• _What is being asked_: Repeat everything from the first line of the listing below through the line that contains "const seriesNames = ['bez", exactly. Leave out pictures.
• • • • • • •
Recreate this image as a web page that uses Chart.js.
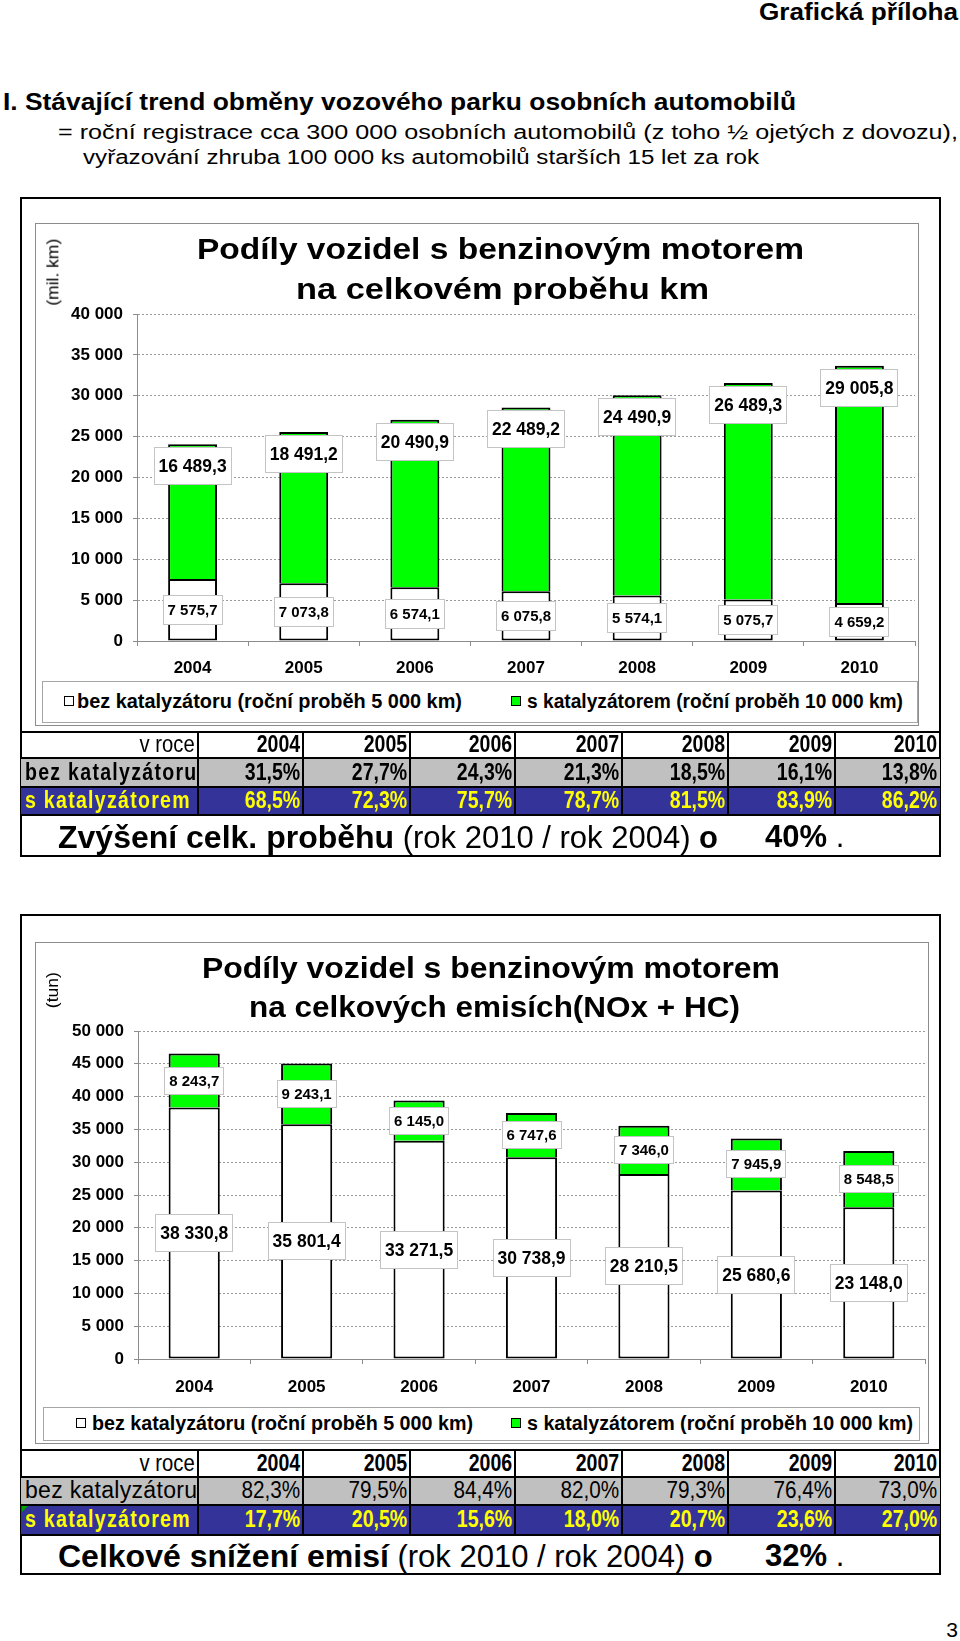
<!DOCTYPE html>
<html>
<head>
<meta charset="utf-8">
<script src="https://cdn.jsdelivr.net/npm/chart.js@4.4.1/dist/chart.umd.min.js"></script>
<style>
  body { margin: 0; width: 960px; height: 1641px; position: relative; overflow: hidden; background: #fff;
         font-family: "Liberation Sans", Arial, sans-serif; color: #000; }
  .frame { position: absolute; border: 2px solid #000; box-sizing: border-box; }
  .cbox { position: absolute; border: 1px solid #8c8c8c; box-sizing: border-box; }
  .lbox { position: absolute; border: 1px solid #a6a6a6; box-sizing: border-box; }
  .sq { position: absolute; width: 10px; height: 10px; border: 1px solid #000; box-sizing: border-box; }
  canvas { position: absolute; }
  .cell { position: absolute; display: flex; align-items: center; justify-content: flex-end; box-sizing: border-box;
          padding: 0 2px 0 3px; overflow: hidden; white-space: nowrap; line-height: 1.2; }
  .cell span { display: inline-block; }
  .ln { position: absolute; background: #000; }
</style>
</head>
<body>

<div class="frame" style="left:20px;top:197px;width:921px;height:660px"></div>
<div class="cbox" style="left:35px;top:223px;width:884px;height:503px"></div>
<div class="lbox" style="left:42px;top:681px;width:876px;height:42px"></div>
<canvas id="km" width="883" height="455" style="left:35px;top:223px"></canvas>

<div class="frame" style="left:20px;top:914px;width:921px;height:661px"></div>
<div class="cbox" style="left:35px;top:942px;width:894px;height:502px"></div>
<div class="lbox" style="left:43px;top:1407px;width:877px;height:34px"></div>
<canvas id="em" width="893" height="465" style="left:35px;top:942px"></canvas>

<script>
// ---- data ----
const years = ['2004', '2005', '2006', '2007', '2008', '2009', '2010'];
const seriesNames = ['bez katalyzátoru (roční proběh 5 000 km)', 's katalyzátorem (roční proběh 10 000 km)'];

// celkový proběh (mil. km)
const kmBez = [7575.7, 7073.8, 6574.1, 6075.8, 5574.1, 5075.7, 4659.2];
const kmKat = [16489.3, 18491.2, 20490.9, 22489.2, 24490.9, 26489.3, 29005.8];
const kmShareBez = ['31,5%', '27,7%', '24,3%', '21,3%', '18,5%', '16,1%', '13,8%'];
const kmShareKat = ['68,5%', '72,3%', '75,7%', '78,7%', '81,5%', '83,9%', '86,2%'];

// emise NOx + HC (tun)
const emBez = [38330.8, 35801.4, 33271.5, 30738.9, 28210.5, 25680.6, 23148.0];
const emKat = [8243.7, 9243.1, 6145.0, 6747.6, 7346.0, 7945.9, 8548.5];
const emShareBez = ['82,3%', '79,5%', '84,4%', '82,0%', '79,3%', '76,4%', '73,0%'];
const emShareKat = ['17,7%', '20,5%', '15,6%', '18,0%', '20,7%', '23,6%', '27,0%'];

const kmMax = 40000;
const emMax = 50000;
const tickStep = 5000;

const fmtInt = v => String(v).replace(/\B(?=(\d{3})+(?!\d))/g, ' ');
const fmtDec = v => { const p = v.toFixed(1).split('.'); return fmtInt(p[0]) + ',' + p[1]; };

Chart.defaults.font.family = '"Liberation Sans", Arial, sans-serif';

// white boxes with the values, like the Excel data labels
const boxLabels = {
  id: 'boxLabels',
  afterDatasetsDraw(chart) {
    const ctx = chart.ctx;
    chart.data.datasets.forEach((ds, i) => {
      const lab = ds.boxLabel;
      chart.getDatasetMeta(i).data.forEach((bar, j) => {
        const cy = lab.anchor === 'end' ? bar.y + 3 + lab.h / 2 : (bar.y + bar.base) / 2;
        const x = Math.round(bar.x - lab.w / 2), y = Math.round(cy - lab.h / 2);
        ctx.save();
        ctx.fillStyle = '#fff';
        ctx.fillRect(x, y, lab.w, lab.h);
        ctx.strokeStyle = '#c4c4c4';
        ctx.lineWidth = 1;
        ctx.strokeRect(x + 0.5, y + 0.5, lab.w - 1, lab.h - 1);
        ctx.font = 'bold ' + lab.size + 'px "Liberation Sans", Arial, sans-serif';
        ctx.fillStyle = '#000';
        ctx.textAlign = 'center';
        ctx.textBaseline = 'middle';
        ctx.fillText(fmtDec(ds.data[j]), bar.x, y + lab.h / 2 + 1);
        ctx.restore();
      });
    });
  }
};

function stackChart(id, bez, kat, max, g) {
  return new Chart(document.getElementById(id), {
    type: 'bar',
    data: {
      labels: years,
      datasets: [
        { label: seriesNames[0], data: bez, backgroundColor: '#ffffff', borderColor: '#000', borderWidth: 2,
          borderSkipped: false, barPercentage: g.bar, categoryPercentage: 1, boxLabel: g.bezLabel },
        { label: seriesNames[1], data: kat, backgroundColor: '#00ff00', borderColor: '#000', borderWidth: 2,
          borderSkipped: 'bottom', barPercentage: g.bar, categoryPercentage: 1, boxLabel: g.katLabel }
      ]
    },
    options: {
      responsive: false,
      animation: false,
      devicePixelRatio: 1,
      layout: { padding: { top: g.top, right: 3, left: 0, bottom: 0 } },
      plugins: { legend: { display: false }, tooltip: { enabled: false }, title: { display: false } },
      scales: {
        x: {
          stacked: true,
          grid: { drawOnChartArea: false, tickLength: 5, color: '#8c8c8c' },
          border: { color: '#8c8c8c' },
          ticks: { color: '#000', font: { size: 17, weight: 'bold' }, padding: g.xPad },
          afterFit: s => { s.height = g.xH; }
        },
        y: {
          stacked: true,
          min: 0,
          max: max,
          ticks: { stepSize: tickStep, color: '#000', font: { size: 17, weight: 'bold' }, padding: 10,
                   callback: v => fmtInt(v) },
          grid: { color: '#9a9a9a', tickColor: '#8c8c8c', tickLength: 4 },
          border: { color: '#8c8c8c', dash: [2, 2] },
          afterFit: s => { s.width = g.yW; }
        }
      }
    },
    plugins: [boxLabels]
  });
}

stackChart('km', kmBez, kmKat, kmMax, {
  top: 91, yW: 102, xH: 37, xPad: 12, bar: 0.44,
  bezLabel: { anchor: 'center', w: 60, h: 30, size: 15 },
  katLabel: { anchor: 'end', w: 78, h: 38, size: 17.5 }
});
stackChart('em', emBez, emKat, emMax, {
  top: 89, yW: 103, xH: 48, xPad: 13, bar: 0.455,
  bezLabel: { anchor: 'center', w: 78, h: 38, size: 17.5 },
  katLabel: { anchor: 'center', w: 60, h: 28, size: 15 }
});

// ---- text placed and stretched to the widths ----
function put(text, o) {
  const el = document.createElement('div');
  el.textContent = text;
  el.style.cssText = 'position:absolute;white-space:nowrap;line-height:1.2;left:0;top:0;transform-origin:0 0;' +
    'font-weight:' + (o.b ? 'bold' : 'normal') + ';font-size:' + o.s + 'px';
  document.body.appendChild(el);
  const nat = el.getBoundingClientRect().width;
  const k = o.w ? o.w / nat : 1;
  const w = nat * k;
  let left = o.x;
  if (o.a === 'r') left = o.x - w;
  if (o.a === 'c') left = o.x - w / 2;
  el.style.left = left + 'px';
  el.style.top = (o.cy - 0.59 * o.s) + 'px';
  el.style.transform = 'scaleX(' + k + ')';
  return el;
}
function putV(text, s, cx, cy, len) {
  const el = document.createElement('div');
  el.textContent = text;
  el.style.cssText = 'position:absolute;white-space:nowrap;line-height:1.2;left:0;top:0;font-size:' + s + 'px';
  document.body.appendChild(el);
  const nat = el.getBoundingClientRect().width;
  el.style.left = (cx - 0.09 * s - nat / 2) + 'px';
  el.style.top = (cy - 0.6 * s) + 'px';
  el.style.transformOrigin = '50% 50%';
  el.style.transform = 'rotate(-90deg) scaleX(' + (len / nat) + ')';
}

put('Grafická příloha', { b: 1, s: 23, x: 958, a: 'r', w: 199, cy: 13 });
put('I. Stávající trend obměny vozového parku osobních automobilů', { b: 1, s: 23, x: 3, w: 793, cy: 103 });
put('= roční registrace cca 300 000 osobních automobilů (z toho ½ ojetých z dovozu),', { s: 20, x: 58, w: 900, cy: 132 });
put('vyřazování zhruba 100 000 ks automobilů starších 15 let za rok', { s: 20, x: 83, w: 676, cy: 157 });

put('Podíly vozidel s benzinovým motorem', { b: 1, s: 30, x: 500, a: 'c', w: 607, cy: 249 });
put('na celkovém proběhu km', { b: 1, s: 30, x: 502, a: 'c', w: 413, cy: 289 });
putV('(mil. km)', 17, 55, 272, 67);

put('Podíly vozidel s benzinovým motorem', { b: 1, s: 30, x: 491, a: 'c', w: 578, cy: 968 });
put('na celkových emisích(NOx + HC)', { b: 1, s: 30, x: 494, a: 'c', w: 491, cy: 1007 });
putV('(tun)', 17, 55, 990, 36);

// legends
function legend(cy, sq1, t1, w1, sq2, t2, w2) {
  const a = document.createElement('div');
  a.className = 'sq'; a.style.cssText = 'left:' + sq1 + 'px;top:' + (cy - 5) + 'px;background:#fff';
  const b = document.createElement('div');
  b.className = 'sq'; b.style.cssText = 'left:' + sq2 + 'px;top:' + (cy - 5) + 'px;background:#00ff00';
  document.body.appendChild(a); document.body.appendChild(b);
  put(seriesNames[0], { b: 1, s: 20, x: t1, w: w1, cy: cy });
  put(seriesNames[1], { b: 1, s: 20, x: t2, w: w2, cy: cy });
}
legend(701, 64, 77, 385, 511, 527, 376);
legend(1423, 76, 92, 381, 511, 527, 386);

// ---- tables ----
const cols = [21, 198, 303, 410, 515, 622, 728, 835, 940];

// narrow-looking cell text: a larger font squeezed horizontally
function cell(i, y, h, text, css, k, left) {
  const el = document.createElement('div');
  el.className = 'cell';
  el.style.cssText = 'left:' + (cols[i] + 1) + 'px;width:' + (cols[i + 1] - cols[i] - 2) + 'px;top:' + y + 'px;height:' + h + 'px;' +
    (left ? 'justify-content:flex-start;' : '') + (css || '');
  const sp = document.createElement('span');
  sp.textContent = text;
  sp.style.transformOrigin = left ? '0 50%' : '100% 50%';
  sp.style.transform = 'scaleX(' + k + ')';
  el.appendChild(sp);
  document.body.appendChild(el);
}
function line(x, y, w, h) {
  const el = document.createElement('div');
  el.className = 'ln';
  el.style.cssText = 'left:' + x + 'px;top:' + y + 'px;width:' + w + 'px;height:' + h + 'px';
  document.body.appendChild(el);
}
function band(y, h, color) {
  const el = document.createElement('div');
  el.style.cssText = 'position:absolute;left:21px;width:919px;top:' + y + 'px;height:' + h + 'px;background:' + color;
  document.body.appendChild(el);
}

function shareTable(r, bezShare, katShare, t) {
  band(r[1], r[2] - r[1], '#c0c0c0');
  band(r[2], r[3] - r[2], '#333399');
  cell(0, r[0], r[1] - r[0], 'v roce', 'font-size:23px', 0.88);
  cell(0, r[1], r[2] - r[1], 'bez katalyzátoru', t.bezFirst, t.bezFirstK, true);
  cell(0, r[2], r[3] - r[2], t.katText, 'color:#ffff00;font-weight:bold;font-size:23px;letter-spacing:1.5px', 0.85, true);
  years.forEach((yr, i) => {
    cell(i + 1, r[0], r[1] - r[0], yr, 'font-weight:bold;font-size:23px', 0.85);
    cell(i + 1, r[1], r[2] - r[1], bezShare[i], t.bezVal, t.bezValK);
    cell(i + 1, r[2], r[3] - r[2], katShare[i], 'color:#ffff00;font-weight:bold;font-size:23px', 0.85);
  });
  for (let k = 0; k < 4; k++) line(21, r[k] - 1, 919, 2);
  for (let k = 1; k < 8; k++) line(cols[k] - 1, r[0], 2, r[3] - r[0]);

  // summary line
  const cy = (r[3] + r[4]) / 2 + 1;
  const row = document.createElement('div');
  row.style.cssText = 'position:absolute;left:58px;white-space:nowrap;line-height:1.2;top:' + (cy - 0.59 * 31) + 'px';
  row.innerHTML = '<b style="font-size:32px">' + t.lead + '</b><span style="font-size:31px"> (rok 2010 / rok 2004)</span>' +
                  '<b style="font-size:31px"> o</b>';
  document.body.appendChild(row);
  const pct = document.createElement('div');
  pct.style.cssText = 'position:absolute;left:765px;white-space:nowrap;line-height:1.2;font-size:31px;top:' + (cy - 0.59 * 31) + 'px';
  pct.innerHTML = '<b>' + t.pct + '</b> .';
  document.body.appendChild(pct);
}

shareTable([732, 758, 787, 815, 855], kmShareBez, kmShareKat, {
  bezFirst: 'font-weight:bold;font-size:23px;letter-spacing:1.5px', bezFirstK: 0.85,
  bezVal: 'font-weight:bold;font-size:23px', bezValK: 0.85,
  katText: 's katalyzátorem (roční proběh 10 000 km)',
  lead: 'Zvýšení celk. proběhu', pct: '40%'
});
shareTable([1450, 1477, 1505, 1535, 1573], emShareBez, emShareKat, {
  bezFirst: 'font-size:23px;letter-spacing:0.3px', bezFirstK: 1.0,
  bezVal: 'font-size:23px', bezValK: 0.9,
  katText: 's katalyzátorem',
  lead: 'Celkové snížení emisí', pct: '32%'
});
// small green corner mark of the spreadsheet cell
const tri = document.createElement('div');
tri.style.cssText = 'position:absolute;left:22px;top:1506px;width:0;height:0;border-top:6px solid #00a000;border-right:6px solid transparent';
document.body.appendChild(tri);

put('3', { s: 21, x: 958, a: 'r', cy: 1629 });
</script>
</body>
</html>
• • • • • • •
• _Task solution_:
Recreate this image as a web page that uses Chart.js.
<!DOCTYPE html>
<html>
<head>
<meta charset="utf-8">
<script src="https://cdn.jsdelivr.net/npm/chart.js@4.4.1/dist/chart.umd.min.js"></script>
<style>
  body { margin: 0; width: 960px; height: 1641px; position: relative; overflow: hidden; background: #fff;
         font-family: "Liberation Sans", Arial, sans-serif; color: #000; }
  .frame { position: absolute; border: 2px solid #000; box-sizing: border-box; }
  .cbox { position: absolute; border: 1px solid #8c8c8c; box-sizing: border-box; }
  .lbox { position: absolute; border: 1px solid #a6a6a6; box-sizing: border-box; }
  .sq { position: absolute; width: 10px; height: 10px; border: 1px solid #000; box-sizing: border-box; }
  canvas { position: absolute; }
  .cell { position: absolute; display: flex; align-items: center; justify-content: flex-end; box-sizing: border-box;
          padding: 0 2px 0 3px; overflow: hidden; white-space: nowrap; line-height: 1.2; }
  .cell span { display: inline-block; }
  .ln { position: absolute; background: #000; }
</style>
</head>
<body>

<div class="frame" style="left:20px;top:197px;width:921px;height:660px"></div>
<div class="cbox" style="left:35px;top:223px;width:884px;height:503px"></div>
<div class="lbox" style="left:42px;top:681px;width:876px;height:42px"></div>
<canvas id="km" width="883" height="455" style="left:35px;top:223px"></canvas>

<div class="frame" style="left:20px;top:914px;width:921px;height:661px"></div>
<div class="cbox" style="left:35px;top:942px;width:894px;height:502px"></div>
<div class="lbox" style="left:43px;top:1407px;width:877px;height:34px"></div>
<canvas id="em" width="893" height="465" style="left:35px;top:942px"></canvas>

<script>
// ---- data ----
const years = ['2004', '2005', '2006', '2007', '2008', '2009', '2010'];
const seriesNames = ['bez katalyzátoru (roční proběh 5 000 km)', 's katalyzátorem (roční proběh 10 000 km)'];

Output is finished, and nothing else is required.